BEGIN MATERIAL PROVIDED
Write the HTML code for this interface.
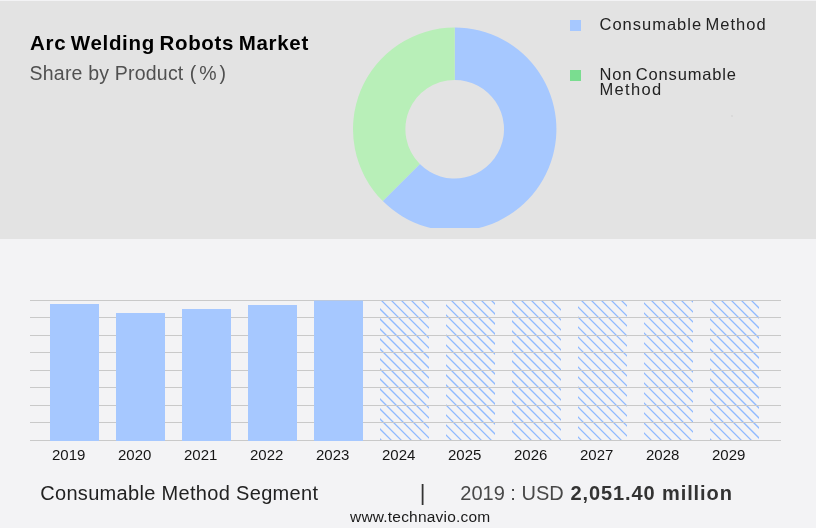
<!DOCTYPE html>
<html><head><meta charset="utf-8">
<style>
html,body{margin:0;padding:0;}
body{width:816px;height:528px;background:#f3f3f5;position:relative;overflow:hidden;font-family:"Liberation Sans",sans-serif;}
#top{position:absolute;left:0;top:1px;width:816px;height:238px;background:#e3e3e3;}
.t{position:absolute;white-space:nowrap;line-height:1;}
svg{position:absolute;left:0;top:0;}
.yr{top:446.6px;font-size:15px;color:#151515;}
</style></head><body>
<div id="top"></div>
<svg width="816" height="528" viewBox="0 0 816 528">
<!-- donut -->
<clipPath id="dc"><rect x="340" y="0" width="230" height="228"/></clipPath>
<g clip-path="url(#dc)">
<path fill="#a6c8ff" d="M454.70,27.50 A101.7,101.7 0 1 1 382.79,201.11 L419.84,164.06 A49.3,49.3 0 1 0 454.70,79.90 Z"/>
<path fill="#b8efb8" d="M382.79,201.11 A101.7,101.7 0 0 1 454.70,27.50 L454.70,79.90 A49.3,49.3 0 0 0 419.84,164.06 Z"/>
</g>
<circle cx="732" cy="116" r="1.1" fill="#d7d7d7"/>
<!-- legend squares -->
<rect x="570" y="20" width="11" height="11" fill="#a6c8ff"/>
<rect x="570" y="70" width="11" height="11" fill="#7add90"/>
<!-- gridlines -->
<clipPath id="hc"><rect x="380" y="301" width="49" height="140"/><rect x="446" y="301" width="49" height="140"/><rect x="512" y="301" width="49" height="140"/><rect x="578" y="301" width="49" height="140"/><rect x="644" y="301" width="49" height="140"/><rect x="710" y="301" width="49" height="140"/></clipPath>
<path clip-path="url(#hc)" d="M378,-83L762,301M378,-73L762,311M378,-63L762,321M378,-53L762,331M378,-43L762,341M378,-33L762,351M378,-23L762,361M378,-13L762,371M378,-3L762,381M378,7L762,391M378,17L762,401M378,27L762,411M378,37L762,421M378,47L762,431M378,57L762,441M378,67L762,451M378,77L762,461M378,87L762,471M378,97L762,481M378,107L762,491M378,117L762,501M378,127L762,511M378,137L762,521M378,147L762,531M378,157L762,541M378,167L762,551M378,177L762,561M378,187L762,571M378,197L762,581M378,207L762,591M378,217L762,601M378,227L762,611M378,237L762,621M378,247L762,631M378,257L762,641M378,267L762,651M378,277L762,661M378,287L762,671M378,297L762,681M378,307L762,691M378,317L762,701M378,327L762,711M378,337L762,721M378,347L762,731M378,357L762,741M378,367L762,751M378,377L762,761M378,387L762,771M378,397L762,781M378,407L762,791M378,417L762,801M378,427L762,811M378,437L762,821M378,447L762,831" stroke="#90baff" stroke-width="1.25" fill="none"/>
<g stroke="#c9c9c9" stroke-width="1" shape-rendering="crispEdges">
<line x1="30" x2="781" y1="300.5" y2="300.5"/>
<line x1="30" x2="781" y1="317.5" y2="317.5"/>
<line x1="30" x2="781" y1="335.5" y2="335.5"/>
<line x1="30" x2="781" y1="352.5" y2="352.5"/>
<line x1="30" x2="781" y1="370.5" y2="370.5"/>
<line x1="30" x2="781" y1="387.5" y2="387.5"/>
<line x1="30" x2="781" y1="405.5" y2="405.5"/>
<line x1="30" x2="781" y1="422.5" y2="422.5"/>
<line x1="30" x2="781" y1="440.5" y2="440.5"/>
</g>
<g fill="#a6c8ff">
<rect x="50" y="304" width="49" height="137"/>
<rect x="116" y="313" width="49" height="128"/>
<rect x="182" y="309" width="49" height="132"/>
<rect x="248" y="305" width="49" height="136"/>
<rect x="314" y="300.6" width="49" height="140.4"/>
</g>

</svg>
<div class="t" id="t1" style="left:30px;top:32.5px;font-size:20.5px;font-weight:bold;color:#000;letter-spacing:0.68px;word-spacing:-1.8px;">Arc Welding Robots Market</div>
<div class="t" id="t2" style="left:29.6px;top:64.4px;font-size:19.5px;color:#505050;letter-spacing:0.2px;">Share by Product <span style="margin-left:0.6px;word-spacing:-2.4px;letter-spacing:0;">( % )</span></div>
<div class="t" id="l1" style="left:599.5px;top:16px;font-size:16.5px;color:#222;letter-spacing:1.0px;word-spacing:-2.2px;">Consumable Method</div>
<div class="t" id="l2" style="left:599.5px;top:65.5px;font-size:16.5px;color:#222;letter-spacing:0.85px;word-spacing:-2px;">Non Consumable</div>
<div class="t" id="l3" style="left:599.5px;top:80.5px;font-size:16.5px;color:#222;letter-spacing:1.35px;">Method</div>
<div class="t" id="b1" style="left:40.2px;top:483.3px;font-size:20px;color:#222;letter-spacing:0.32px;">Consumable Method Segment</div>
<div class="t" id="b2" style="left:419.7px;top:481.5px;font-size:22px;color:#333;">|</div>
<div class="t" id="b3" style="left:460.3px;top:483px;font-size:20px;color:#484848;letter-spacing:0px;">2019 : USD</div>
<div class="t" id="b4" style="left:570.5px;top:483px;font-size:20px;color:#333;font-weight:bold;letter-spacing:0.9px;">2,051.40 million</div>
<div class="t" id="u1" style="left:350px;top:508.8px;font-size:15.5px;color:#1a1a1a;letter-spacing:0.2px;">www.technavio.com</div>
<div class="t yr" style="left:52px;">2019</div>
<div class="t yr" style="left:118px;">2020</div>
<div class="t yr" style="left:184px;">2021</div>
<div class="t yr" style="left:250px;">2022</div>
<div class="t yr" style="left:316px;">2023</div>
<div class="t yr" style="left:382px;">2024</div>
<div class="t yr" style="left:448px;">2025</div>
<div class="t yr" style="left:514px;">2026</div>
<div class="t yr" style="left:580px;">2027</div>
<div class="t yr" style="left:646px;">2028</div>
<div class="t yr" style="left:712px;">2029</div>
</body></html>
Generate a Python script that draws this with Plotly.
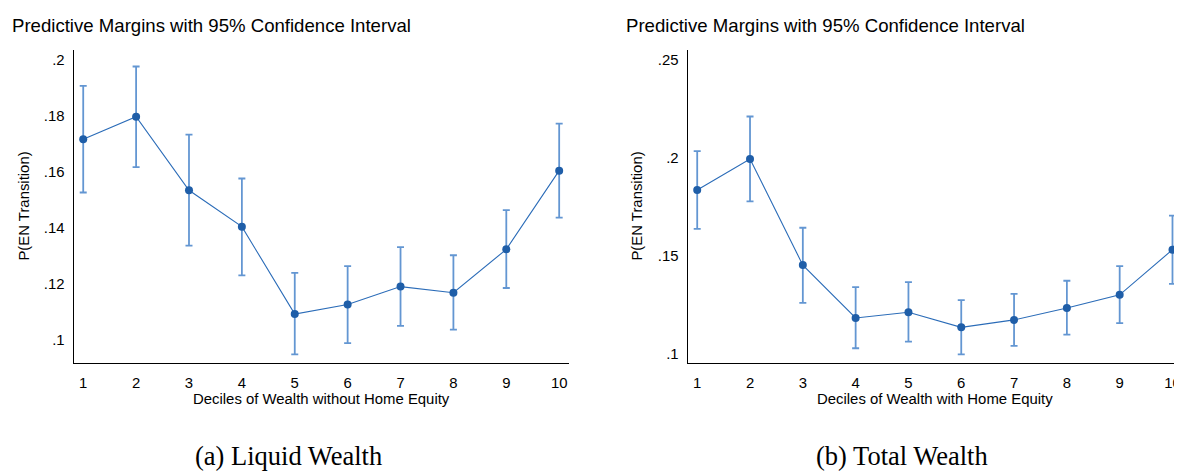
import plotly.graph_objects as go

# The page renders the figure with an 8px body margin; work in page pixels
OFF = 8
PW, PH = 1182, 472
W, H = PW - OFF, PH - OFF

deciles = [1, 2, 3, 4, 5, 6, 7, 8, 9, 10]

# (a) Liquid wealth
liq_mean = [0.1717, 0.1798, 0.1535, 0.1405, 0.1093, 0.1127, 0.1191, 0.1169, 0.1324, 0.1605]
liq_lo   = [0.1527, 0.1618, 0.1337, 0.1231, 0.0949, 0.0989, 0.1051, 0.1037, 0.1186, 0.1437]
liq_hi   = [0.1908, 0.1977, 0.1734, 0.1577, 0.1240, 0.1264, 0.1332, 0.1303, 0.1464, 0.1773]

# (b) Total wealth
tot_mean = [0.1835, 0.1994, 0.1451, 0.1181, 0.1210, 0.1133, 0.1171, 0.1232, 0.1299, 0.1530]
tot_lo   = [0.1636, 0.1777, 0.1258, 0.1026, 0.1060, 0.0995, 0.1038, 0.1096, 0.1154, 0.1355]
tot_hi   = [0.2034, 0.2211, 0.1642, 0.1338, 0.1364, 0.1272, 0.1304, 0.1371, 0.1446, 0.1704]

liq_ticks = [0.10, 0.12, 0.14, 0.16, 0.18, 0.20]
liq_ticktext = [".1", ".12", ".14", ".16", ".18", ".2"]
tot_ticks = [0.10, 0.15, 0.20, 0.25]
tot_ticktext = [".1", ".15", ".2", ".25"]

title_text = "Predictive Margins with 95% Confidence Interval"
ytitle = "P(EN Transition)"
xtitle_a = "Deciles of Wealth without Home Equity"
xtitle_b = "Deciles of Wealth with Home Equity"
caption_a = "(a) Liquid Wealth"
caption_b = "(b) Total Wealth"

LINE = "#2b6cb8"
MARK = "#1f5ea8"
ERR = "#6396d2"
SANS = "Liberation Sans, Arial, sans-serif"
SERIF = "Liberation Serif, Times New Roman, serif"
FS = 14.9

def px_x(p):
    return (p - OFF) / W

def px_y(p):
    return 1 - (p - OFF) / H

fig = go.Figure()

def add_panel(mean, lo, hi, xa, ya):
    fig.add_trace(go.Scatter(
        x=deciles, y=mean, xaxis=xa, yaxis=ya, mode="lines+markers",
        line=dict(color=LINE, width=1.1),
        marker=dict(color=MARK, size=8),
        error_y=dict(type="data", symmetric=False,
                     array=[h - m for h, m in zip(hi, mean)],
                     arrayminus=[m - l for m, l in zip(mean, lo)],
                     color=ERR, thickness=1.8, width=3.5),
        showlegend=False, hoverinfo="skip",
    ))

add_panel(liq_mean, liq_lo, liq_hi, "x", "y")
add_panel(tot_mean, tot_lo, tot_hi, "x2", "y2")

ydom = [px_y(363.3), px_y(50)]
axis_common = dict(showgrid=False, zeroline=False, showline=True, linecolor="black",
                   linewidth=1.3, ticks="", tickfont=dict(family=SANS, size=FS, color="black"))

fig.update_layout(
    width=W, height=H, margin=dict(l=0, r=0, t=0, b=0),
    paper_bgcolor="white", plot_bgcolor="white",
    xaxis=dict(domain=[px_x(73.7), px_x(568.7)], range=[0.82, 10.18], anchor="y",
               tickvals=deciles, ticklabelstandoff=6, **axis_common),
    yaxis=dict(domain=ydom, range=[0.0917, 0.2036], anchor="x",
               tickvals=liq_ticks, ticktext=liq_ticktext, ticklabelstandoff=5, **axis_common),
    xaxis2=dict(domain=[px_x(687.7), 1.0], range=[0.82, 10.18], anchor="y2",
                tickvals=deciles, ticklabelstandoff=6, **axis_common),
    yaxis2=dict(domain=ydom, range=[0.0949, 0.2551], anchor="x2",
                tickvals=tot_ticks, ticktext=tot_ticktext, ticklabelstandoff=5, **axis_common),
)

ann = []
for x0, t in [(10, title_text), (624, title_text)]:
    ann.append(dict(x=px_x(x0), y=px_y(25), xref="paper", yref="paper", text=t,
                    showarrow=False, xanchor="left", yanchor="middle",
                    font=dict(family=SANS, size=18.6, color="black")))
for xc in [24, 637]:
    ann.append(dict(x=px_x(xc), y=px_y(206.6), xref="paper", yref="paper", text=ytitle,
                    showarrow=False, xanchor="center", yanchor="middle", textangle=-90,
                    font=dict(family=SANS, size=FS, color="black")))
for xc, t in [((73.7 + 568.7) / 2, xtitle_a), ((687.7 + 1182) / 2, xtitle_b)]:
    ann.append(dict(x=px_x(xc), y=px_y(399.3), xref="paper", yref="paper", text=t,
                    showarrow=False, xanchor="center", yanchor="middle",
                    font=dict(family=SANS, size=FS, color="black")))
for xc, t in [(288.3, caption_a), (901.8, caption_b)]:
    ann.append(dict(x=px_x(xc), y=px_y(472), xref="paper", yref="paper", text=t,
                    showarrow=False, xanchor="center", yanchor="bottom", borderpad=0,
                    font=dict(family=SERIF, size=26.5, color="black")))
fig.update_layout(annotations=ann)

fig.write_html("out.html")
END MATERIAL PROVIDED
- TASK BRIEF
In the listing above, find the line containing "Generate a Python" and the line containing "0.1303, 0.1464, 0.1773]", then write out both of them and every line between, exactly, with no pictures.

- RESULT OF THE TASK
Generate a Python script that draws this with Plotly.
import plotly.graph_objects as go

# The page renders the figure with an 8px body margin; work in page pixels
OFF = 8
PW, PH = 1182, 472
W, H = PW - OFF, PH - OFF

deciles = [1, 2, 3, 4, 5, 6, 7, 8, 9, 10]

# (a) Liquid wealth
liq_mean = [0.1717, 0.1798, 0.1535, 0.1405, 0.1093, 0.1127, 0.1191, 0.1169, 0.1324, 0.1605]
liq_lo   = [0.1527, 0.1618, 0.1337, 0.1231, 0.0949, 0.0989, 0.1051, 0.1037, 0.1186, 0.1437]
liq_hi   = [0.1908, 0.1977, 0.1734, 0.1577, 0.1240, 0.1264, 0.1332, 0.1303, 0.1464, 0.1773]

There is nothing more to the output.